Here’s a transcript from Jeff Tucker’s latest Local Look video update:
Hi, this is Jeff Tucker, Principal Economist at Windermere Real Estate, and this is a local look at the May 2025 data from the Northwest MLS.
Last month we saw a sudden pullback in pending sales, and those chickens came home to roost with fewer closed sales in May. Many of these impacted closed sales originated from contracts signed—or not signed—in April, following Trump’s “Liberation Day,” when the stock market had dropped sharply and a lot of buyers paused their home searches.
Now, we’ve seen the stock market fully recover by May. And while it’s still a little too early to tell, there are indications that the housing market is also getting back on track.
So what we’re looking at here are the four key metrics I watch to track supply and demand in the market: closed and pending sales, which tell us a lot about demand, and listings—new and active—which tell us a lot about supply.
📉 Sales and Demand
Across the Northwest MLS, closed sales of single-family homes fell 3% in May from their year-ago levels, after growing 1% in April.
Pending sales, though—which are more of a real-time demand indicator—were flat from last year. That’s a promising rebound after falling 4% year-over-year in April.
📈 Listings and Inventory
On the supply side, about 13% more new listings hit the market this May, and the tally of active listings ended the month 39% higher than May 2024’s inventory. That means buyers are still seeing a lot more options than they had last spring.
There is one little glimmer of an inflection point here, which is that the year-over-year growth in inventory has finally stopped getting higher and higher month after month. So that year-over-year change was actually a little bit smaller than last month. It might be the beginning of a turning point in the trend.
🏷 Median Prices
Finally, the median price for all those closed residential sales actually ticked down slightly in the month of May from last year. It fell 1% to $677,500.
So it seems like that extra inventory and cautious buyers have brought price appreciation to a halt for now.
Putting that all together: closed sales and home prices did step down slightly from last year at this time, which we were expecting after the weak demand signals we saw in April’s data. But the pending sales data suggests that buyers started coming back in May.
🏡 A Closer Look at the Greater Seattle Area
Now we’ll dig into some details for the four counties encompassing the greater Seattle area.

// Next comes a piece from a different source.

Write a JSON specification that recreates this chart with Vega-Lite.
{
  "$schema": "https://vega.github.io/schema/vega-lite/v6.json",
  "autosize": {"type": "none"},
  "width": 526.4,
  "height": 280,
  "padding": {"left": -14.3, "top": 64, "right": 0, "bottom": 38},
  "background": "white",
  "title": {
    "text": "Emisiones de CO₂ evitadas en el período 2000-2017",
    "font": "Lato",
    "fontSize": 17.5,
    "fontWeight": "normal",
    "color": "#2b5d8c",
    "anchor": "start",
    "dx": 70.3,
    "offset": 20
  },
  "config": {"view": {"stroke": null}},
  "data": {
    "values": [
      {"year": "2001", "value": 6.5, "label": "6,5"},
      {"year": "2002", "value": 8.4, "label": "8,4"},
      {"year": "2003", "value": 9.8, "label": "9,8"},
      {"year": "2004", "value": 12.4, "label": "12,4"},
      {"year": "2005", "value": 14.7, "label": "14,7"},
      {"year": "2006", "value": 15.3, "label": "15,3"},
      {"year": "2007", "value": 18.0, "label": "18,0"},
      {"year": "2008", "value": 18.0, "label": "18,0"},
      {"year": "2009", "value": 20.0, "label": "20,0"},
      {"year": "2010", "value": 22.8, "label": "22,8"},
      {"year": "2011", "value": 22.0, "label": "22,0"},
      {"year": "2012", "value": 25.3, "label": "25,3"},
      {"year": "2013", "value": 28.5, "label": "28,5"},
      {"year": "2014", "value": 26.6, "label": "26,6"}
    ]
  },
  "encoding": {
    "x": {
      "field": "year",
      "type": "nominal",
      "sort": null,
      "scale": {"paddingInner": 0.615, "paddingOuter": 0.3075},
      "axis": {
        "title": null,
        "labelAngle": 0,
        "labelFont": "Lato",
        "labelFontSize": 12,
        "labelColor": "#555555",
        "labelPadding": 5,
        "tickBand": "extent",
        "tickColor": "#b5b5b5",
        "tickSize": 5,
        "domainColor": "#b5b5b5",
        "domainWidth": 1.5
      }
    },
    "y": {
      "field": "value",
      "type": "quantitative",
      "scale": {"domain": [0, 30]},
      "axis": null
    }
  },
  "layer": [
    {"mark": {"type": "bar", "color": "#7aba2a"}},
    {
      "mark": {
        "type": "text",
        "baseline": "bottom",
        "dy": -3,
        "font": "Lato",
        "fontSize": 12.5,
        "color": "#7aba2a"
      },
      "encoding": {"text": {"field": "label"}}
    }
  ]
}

Starting with residential closed sales:
- Closed sales dipped 7% year-over-year in the four-county region, led by a sharp 14% drop in King County, which includes Seattle and Bellevue.

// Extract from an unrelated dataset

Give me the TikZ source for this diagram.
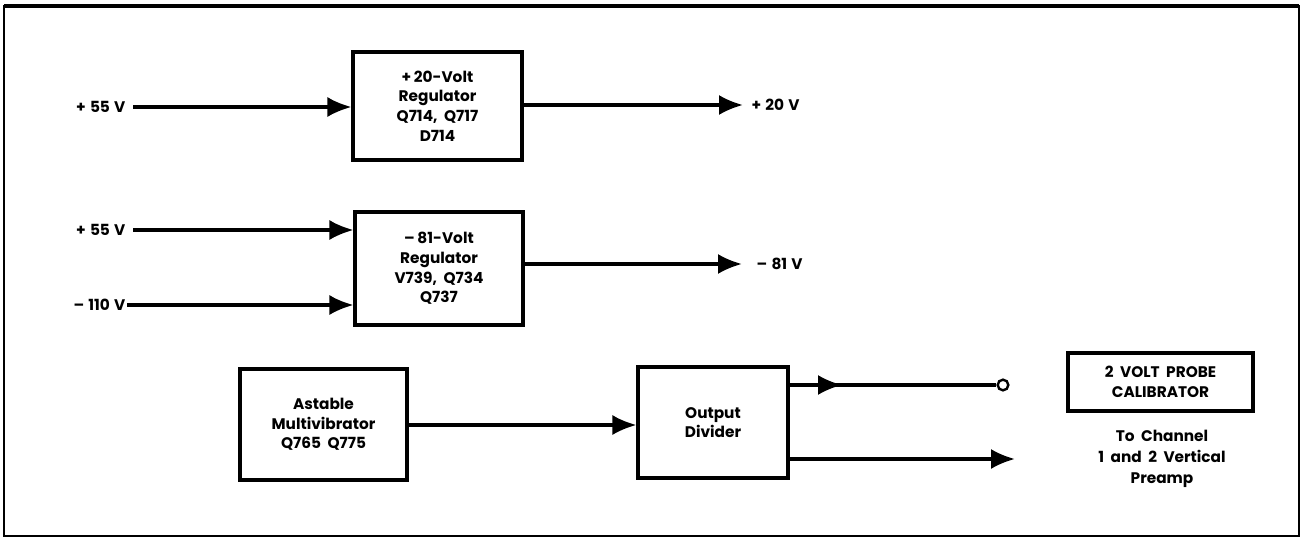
\documentclass[tikz,border=0pt]{standalone}
\usepackage{fontspec}
\setmainfont{Poppins}
\usetikzlibrary{arrows.meta}
\begin{document}
\begin{tikzpicture}[x=0.75pt,y=-0.75pt,
  every node/.style={font=\fontsize{11.5}{14.8}\selectfont\bfseries},
  blk/.style={draw,line width=2.3pt,align=center,inner sep=0pt},
  lbl/.style={inner sep=1pt},
  arr/.style={line width=2.3pt,-{Latex[length=18pt,width=15pt]}},
  ln/.style={line width=2.3pt}]
\useasboundingbox (0,0) rectangle (1304,539);
\draw[line width=1.8pt] (4,6) rectangle (1299,536);
\draw[line width=2.8pt] (4,6) -- (1299,6);
% blocks (sizes in pt = px*0.75)
\node[blk,minimum width=126.75pt,minimum height=81pt] (reg20) at (437.5,106) {+\,20-Volt\\Regulator\\Q714, \ Q717\\D714};
\node[blk,minimum width=126pt,minimum height=84.75pt] (reg81) at (439,268.5) {–\,81-Volt\\Regulator\\V739, \ Q734\\Q737};
\node[blk,minimum width=125.25pt,minimum height=83.25pt] (ast) at (323.5,424.5) {Astable\\Multivibrator\\Q765 \ Q775};
\node[blk,minimum width=112.5pt,minimum height=83.25pt] (div) at (713,422.5) {Output\\Divider};
\node[blk,minimum width=138.75pt,minimum height=43.5pt] (cal) at (1160.5,382) {2 \ VOLT \ PROBE\\CALIBRATOR};
\node[align=center,font=\fontsize{11.5}{15.8}\selectfont\bfseries] (to) at (1162,459) {To \ Channel\\1 \ and \ 2 \ Vertical\\Preamp};
% inputs
\node[lbl,anchor=east] (i1) at (127,107) {+\;55\;V};
\node[lbl,anchor=east] (i2) at (127,230) {+\;55\;V};
\node[lbl,anchor=east] (i3) at (127,305) {–\;110\;V};
\draw[arr] (i1.east)++(6,0) -- (reg20.west |- i1);
\draw[arr] (i2.east)++(6,0) -- (reg81.west |- i2);
\draw[arr] (i3.east) -- (reg81.west |- i3);
% outputs
\coordinate (t20) at (743,105);
\coordinate (t81) at (742,264);
\node[lbl,anchor=west] (o20) at (750,105) {+\;20\;V};
\node[lbl,anchor=west] (o81) at (755,264) {–\;81\;V};
\draw[arr] (reg20.east |- t20) -- (t20);
\draw[arr] (reg81.east |- t81) -- (t81);
% bottom
\draw[arr] (ast.east |- 0,425) -- (div.west |- 0,425);
\node[draw,circle,line width=1.8pt,minimum size=8pt,inner sep=0pt] (pin) at (1003,385) {};
\coordinate (mid) at (842,385);
\draw[ln] (div.east |- mid) -- (pin.west);
\draw[arr] (div.east |- mid) -- (mid);
\coordinate (t2) at (1015,459);
\draw[arr] (div.east |- t2) -- (t2);
\end{tikzpicture}
\end{document}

- Closed sales dipped 2% in Kitsap County, climbed 2% in Pierce County (including Tacoma), and climbed 1% in Snohomish County, which includes Everett.
So those three counties—other than King—actually held up surprisingly well, given that all four counties had seen sizable pending sales declines back in April. Maybe outside of the core region, some of those buyers came back and closed quickly in May.
💰 Local Prices
Looking at median closed price:
- King County saw the only median sales price decline—about 1%, bringing it just below the $1 million mark.
- Median prices climbed modestly in Kitsap and Pierce Counties.
- Prices barely climbed in Snohomish County.
🔮 Looking Ahead: Pending Sales
Looking ahead:
- Pending sales dropped only 0.8% in the four-county area.
- About 1% down in King County
- Down 4% in Kitsap
- Down 0.7% in Pierce
- Up 0.8% in Snohomish
All in all, they’re basically flat from a year ago across most of the region, which is a strong indication that local market activity has rebounded a bit after that shock in April around the new tariff announcements.
🗃 Inventory Growth Continues
On the supply side, inventory is continuing to grow.
- The four-county greater Seattle area had over 8,100 active listings at the end of May—up 45% from the same time last year.
Just like in April, inventory growth is especially dramatic right now in:
- King County, where listings are up 58%
- Snohomish County, where listings are up 54%
- Kitsap County saw more modest growth—up only 8% year-over-year
📌 Final Thoughts
All in all, this report confirmed that greater Seattle region buyers did step back in April, but it gave some promising indications that buyers returned at nearly year-ago levels in May.